→ Task objective:
Retype the lines beneath this one, from the first through the line containing "7, 8, 9, 10];". Pictures are left out.

→ Provided material:
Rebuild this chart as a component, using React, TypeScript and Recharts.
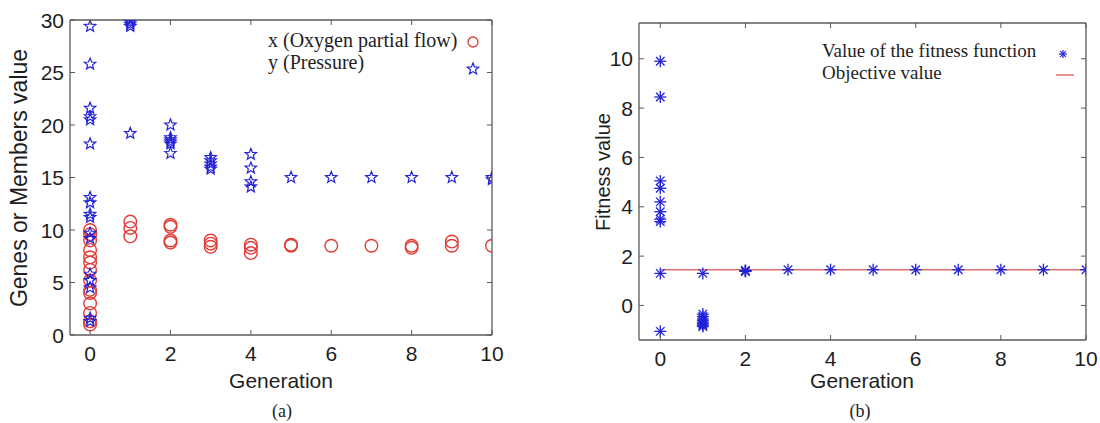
import { Scatter, ScatterChart, XAxis, YAxis } from "recharts";

// generation index on the x axis of both panels
const GENERATIONS = [0, 1, 2, 3, 4, 5, 6, 7, 8, 9, 10];

// panel (a): members of each generation
const oxygenFlow: number[][] = [
  [10.0, 9.6, 9.0, 8.1, 7.4, 6.9, 6.2, 5.2, 4.3, 4.0, 3.0, 2.1, 1.3, 1.0],
  [10.8, 10.2, 9.4],
  [10.5, 10.3, 9.0, 8.8],
  [9.0, 8.7, 8.4],
  [8.6, 8.3, 7.8],
  [8.6, 8.5],
  [8.5],
  [8.5],
  [8.5, 8.3],
  [8.9, 8.5],
  [8.5],
];

const pressure: number[][] = [
  [29.4, 25.8, 21.6, 20.8, 20.5, 18.2, 13.1, 12.6, 11.5, 11.2, 9.7, 9.2, 5.8, 5.2, 4.5, 1.6, 1.3],
  [30.0, 29.8, 29.6, 29.4, 19.2],
  [20.0, 18.8, 18.6, 18.4, 18.2, 17.3],
  [16.9, 16.6, 16.3, 16.0, 15.8],
  [17.2, 15.9, 14.6, 14.1],
  [15.0],
  [15.0],
  [15.0],
  [15.0],
  [15.0],
  [15.0, 14.8],
];

// panel (b): fitness of each member
const fitness: number[][] = [
  [9.9, 8.45, 5.05, 4.75, 4.2, 3.8, 3.5, 3.4, 1.3, -1.05],
  [1.3, -0.35, -0.45, -0.55, -0.62, -0.7, -0.75, -0.8, -0.85],
  [1.4, 1.38, 1.42, 1.4],
  [1.45],
  [1.45],
  [1.45],
  [1.45],
  [1.45],
  [1.45],
  [1.45],
  [1.45],
];

const OBJECTIVE_VALUE = 1.45;
const OBJECTIVE_RANGE = [0, 10];

const X_TICKS = [0, 2, 4, 6, 8, 10];
const LEFT_Y_TICKS = [0, 5, 10, 15, 20, 25, 30];
const RIGHT_Y_TICKS = [0, 2, 4, 6, 8, 10];

const AXIS_COLOR = "#5a5a5a";
const TEXT_COLOR = "#1e1e1e";
const RED = "#e23a36";
const BLUE = "#2222d8";
const SANS = "'Liberation Sans', Arial, sans-serif";
const SERIF = "'Liberation Serif', 'Times New Roman', serif";

type Point = { gen: number; value: number };

const toPoints = (series: number[][]): Point[] =>
  series.flatMap((vals, i) => vals.map((v) => ({ gen: GENERATIONS[i], value: v })));

const starPath = (cx: number, cy: number, R: number, r: number) => {
  const pts: string[] = [];
  for (let i = 0; i < 10; i++) {
    const rad = i % 2 === 0 ? R : r;
    const a = -Math.PI / 2 + (i * Math.PI) / 5;
    pts.push(`${(cx + rad * Math.cos(a)).toFixed(2)},${(cy + rad * Math.sin(a)).toFixed(2)}`);
  }
  return `M${pts.join("L")}Z`;
};

const CircleMark = ({ cx, cy }: any) => (
  <circle cx={cx} cy={cy} r={6.3} fill="none" stroke={RED} strokeWidth={1.4} />
);

const StarMark = ({ cx, cy }: any) => (
  <path d={starPath(cx, cy, 6, 2.6)} fill="none" stroke={BLUE} strokeWidth={1.2} />
);

const AsteriskMark = ({ cx, cy }: any) => {
  const r = 6;
  const d = r * Math.SQRT1_2;
  return (
    <g stroke={BLUE} strokeWidth={1.3}>
      <line x1={cx - r} y1={cy} x2={cx + r} y2={cy} />
      <line x1={cx} y1={cy - r} x2={cx} y2={cy + r} />
      <line x1={cx - d} y1={cy - d} x2={cx + d} y2={cy + d} />
      <line x1={cx - d} y1={cy + d} x2={cx + d} y2={cy - d} />
    </g>
  );
};

const NoMark = () => null;

type Box = { top: number; bottom: number; left: number; right: number };

const makeBottomTick = (box: Box) => (props: any) => {
  const { x, payload } = props;
  return (
    <g>
      <line x1={x} x2={x} y1={box.bottom} y2={box.bottom - 5} stroke={AXIS_COLOR} />
      <line x1={x} x2={x} y1={box.top} y2={box.top + 5} stroke={AXIS_COLOR} />
      <text x={x} y={box.bottom + 26} textAnchor="middle" fontSize={21} fontFamily={SANS} fill={TEXT_COLOR}>
        {payload.value}
      </text>
    </g>
  );
};

const makeLeftTick = (box: Box) => (props: any) => {
  const { y, payload } = props;
  return (
    <g>
      <line x1={box.left} x2={box.left + 5} y1={y} y2={y} stroke={AXIS_COLOR} />
      <line x1={box.right} x2={box.right - 5} y1={y} y2={y} stroke={AXIS_COLOR} />
      <text x={box.left - 6} y={y + 7.5} textAnchor="end" fontSize={21} fontFamily={SANS} fill={TEXT_COLOR}>
        {payload.value}
      </text>
    </g>
  );
};

type PanelProps = {
  offsetLeft: number;
  width: number;
  box: Box;
  yDomain: [number, number];
  yTicks: number[];
  children: React.ReactNode;
};

const X_AXIS_H = 30;
const Y_AXIS_W = 50;

function Panel({ offsetLeft, width, box, yDomain, yTicks, children }: PanelProps) {
  const height = 423;
  const local: Box = { ...box, left: box.left - offsetLeft, right: box.right - offsetLeft };
  return (
    <div style={{ position: "absolute", left: offsetLeft, top: 0 }}>
      <ScatterChart
        width={width}
        height={height}
        margin={{
          top: box.top - 1,
          bottom: height - box.bottom - X_AXIS_H,
          left: local.left - Y_AXIS_W,
          right: width - local.right - 1,
        }}
      >
        <XAxis
          dataKey="gen"
          type="number"
          domain={[-0.5, 10]}
          ticks={X_TICKS}
          height={X_AXIS_H}
          tickSize={0}
          tickMargin={0}
          tickLine={false}
          tick={makeBottomTick(local)}
          axisLine={{ stroke: AXIS_COLOR, strokeWidth: 1.3 }}
          allowDataOverflow
        />
        <XAxis
          xAxisId="top"
          orientation="top"
          type="number"
          domain={[-0.5, 10]}
          height={1}
          tick={false}
          tickLine={false}
          axisLine={{ stroke: AXIS_COLOR, strokeWidth: 1.3 }}
        />
        <YAxis
          dataKey="value"
          type="number"
          domain={yDomain}
          ticks={yTicks}
          width={Y_AXIS_W}
          tickSize={0}
          tickMargin={0}
          tickLine={false}
          tick={makeLeftTick(local)}
          axisLine={{ stroke: AXIS_COLOR, strokeWidth: 1.3 }}
          allowDataOverflow
        />
        <YAxis
          yAxisId="right"
          orientation="right"
          type="number"
          domain={yDomain}
          width={1}
          tick={false}
          tickLine={false}
          axisLine={{ stroke: AXIS_COLOR, strokeWidth: 1.3 }}
        />
        {children}
      </ScatterChart>
    </div>
  );
}

const LEFT_BOX: Box = { top: 20, bottom: 335, left: 70, right: 492 };
const RIGHT_BOX: Box = { top: 23, bottom: 340, left: 639, right: 1086 };

export default function App() {
  const oxygenPoints = toPoints(oxygenFlow);
  const pressurePoints = toPoints(pressure);
  const fitnessPoints = toPoints(fitness);
  const objectivePoints = OBJECTIVE_RANGE.map((g) => ({ gen: g, value: OBJECTIVE_VALUE }));

  const label = (text: string, left: number, top: number, extra: React.CSSProperties = {}) => (
    <div
      style={{
        position: "absolute",
        left,
        top,
        transform: "translate(-50%, -50%)",
        whiteSpace: "nowrap",
        fontFamily: SANS,
        fontSize: 21,
        color: TEXT_COLOR,
        lineHeight: 1,
        ...extra,
      }}
    >
      {text}
    </div>
  );

  return (
    <div style={{ position: "absolute", left: 0, top: 0, width: 1100, height: 423, background: "#fff", overflow: "hidden" }}>
      <Panel offsetLeft={0} width={520} box={LEFT_BOX} yDomain={[0, 30]} yTicks={LEFT_Y_TICKS}>
        <Scatter name="x (Oxygen partial flow)" data={oxygenPoints} shape={CircleMark} isAnimationActive={false} />
        <Scatter name="y (Pressure)" data={pressurePoints} shape={StarMark} isAnimationActive={false} />
      </Panel>
      <Panel offsetLeft={540} width={560} box={RIGHT_BOX} yDomain={[-1.4, 11.45]} yTicks={RIGHT_Y_TICKS}>
        <Scatter
          name="Objective value"
          data={objectivePoints}
          shape={NoMark}
          line={{ stroke: "#e07070", strokeWidth: 1.5 }}
          isAnimationActive={false}
        />
        <Scatter name="Value of the fitness function" data={fitnessPoints} shape={AsteriskMark} isAnimationActive={false} />
      </Panel>

      {/* axis titles */}
      {label("Genes or Members value", 19, 178, { transform: "translate(-50%, -50%) rotate(-90deg)", fontSize: 23 })}
      {label("Generation", 281, 380)}
      {label("Fitness value", 603, 172, { transform: "translate(-50%, -50%) rotate(-90deg)", fontSize: 20 })}
      {label("Generation", 862, 380)}
      {label("(a)", 282, 411, { fontFamily: SERIF, fontSize: 18 })}
      {label("(b)", 860, 411, { fontFamily: SERIF, fontSize: 18 })}

      {/* legend, panel (a) */}
      <div style={{ position: "absolute", left: 268, top: 29, fontFamily: SERIF, fontSize: 20, color: TEXT_COLOR, lineHeight: "22px" }}>
        <div>x (Oxygen partial flow)</div>
        <div>y (Pressure)</div>
      </div>
      <svg style={{ position: "absolute", left: 460, top: 30 }} width={26} height={50}>
        <circle cx={13} cy={12} r={5} fill="none" stroke={RED} strokeWidth={1.3} />
        <path d={starPath(13, 39, 6, 2.6)} fill="none" stroke={BLUE} strokeWidth={1.2} />
      </svg>

      {/* legend, panel (b) */}
      <div style={{ position: "absolute", left: 822, top: 40, fontFamily: SERIF, fontSize: 19, color: TEXT_COLOR, lineHeight: "22px" }}>
        <div>Value of the fitness function</div>
        <div>Objective value</div>
      </div>
      <svg style={{ position: "absolute", left: 1050, top: 40 }} width={30} height={45}>
        <g stroke={BLUE} strokeWidth={1.2}>
          <line x1={9} y1={14} x2={17} y2={14} />
          <line x1={13} y1={10} x2={13} y2={18} />
          <line x1={10.2} y1={11.2} x2={15.8} y2={16.8} />
          <line x1={10.2} y1={16.8} x2={15.8} y2={11.2} />
        </g>
        <line x1={6} y1={35} x2={24} y2={35} stroke="#e07070" strokeWidth={1.5} />
      </svg>
    </div>
  );
}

→ Response for this exercise:
Rebuild this chart as a component, using React, TypeScript and Recharts.
import { Scatter, ScatterChart, XAxis, YAxis } from "recharts";

// generation index on the x axis of both panels
const GENERATIONS = [0, 1, 2, 3, 4, 5, 6, 7, 8, 9, 10];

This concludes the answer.